BROOKLYN, NY — Frank James, the suspect who was taken into custody for Tuesday’s Brooklyn subway attack, was charged with a federal terrorism offense.
James, 62, was arrested in the East Village Wednesday, a day after he allegedly injured 29 people on a crowded subway car in Brooklyn, The New York Times reported.
According to the Associated Press, James set off smoke grenades before firing 33 times into an N train subway car with a 9mm handgun a little before 8:30 a.m. Tuesday. Though all victims survived, five are presently in critical condition, the AP reported.
James was charged with committing a terrorist act on a mass transit system, according to Breon Peace, the U.S. attorney for New York’s Eastern District.
James was also a YouTuber for years. In one video, James complained about Mayor Eric Adams’ inability to address mental health and homelessness in the city:
“Eric Adams, Eric Adams: What are you doing, brother? What’s happening with this homeless situation,” he said in reference to the subway, The New York Post reported. “Every car I went to was loaded with homeless people. It was so bad, I couldn’t even stand. I had to keep moving from car to car.”

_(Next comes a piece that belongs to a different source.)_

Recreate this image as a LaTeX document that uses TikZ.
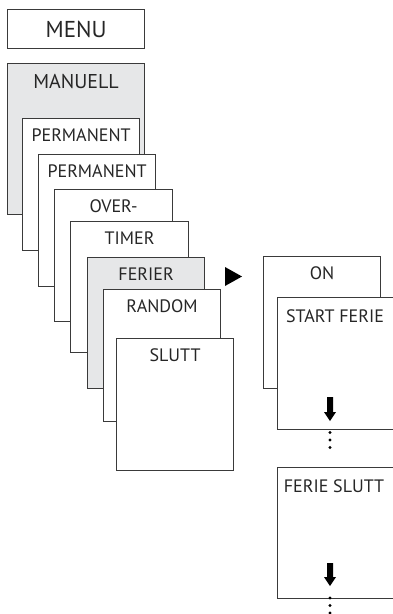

Although officials are still trying to figure out what the motive was for the attack, there are several theories circulating about how James was apprehended after a massive manhunt that went on for more than a day.
According to the New York Times, James was apprehended after a tip came in from a McDonald’s on Sixth Street and First Avenue. Although he wasn’t at the McDonald’s, police did eventually find him nearby on the corner of St. Marks Place and First Avenue in the East Village, where he was taken into custody without incident shortly before 2 p.m. Wednesday.
Meanwhile, according to the Associated Press, investigators found James’ name when they traced a gun he left at the scene back to a pawn shop in Columbus, Ohio in 2011.
And according to The New York Post, James “called Crime Stoppers on himself Wednesday morning — then calmly went for an afternoon stroll through the East Village.”
If convicted, James could spend the rest of his life in prison.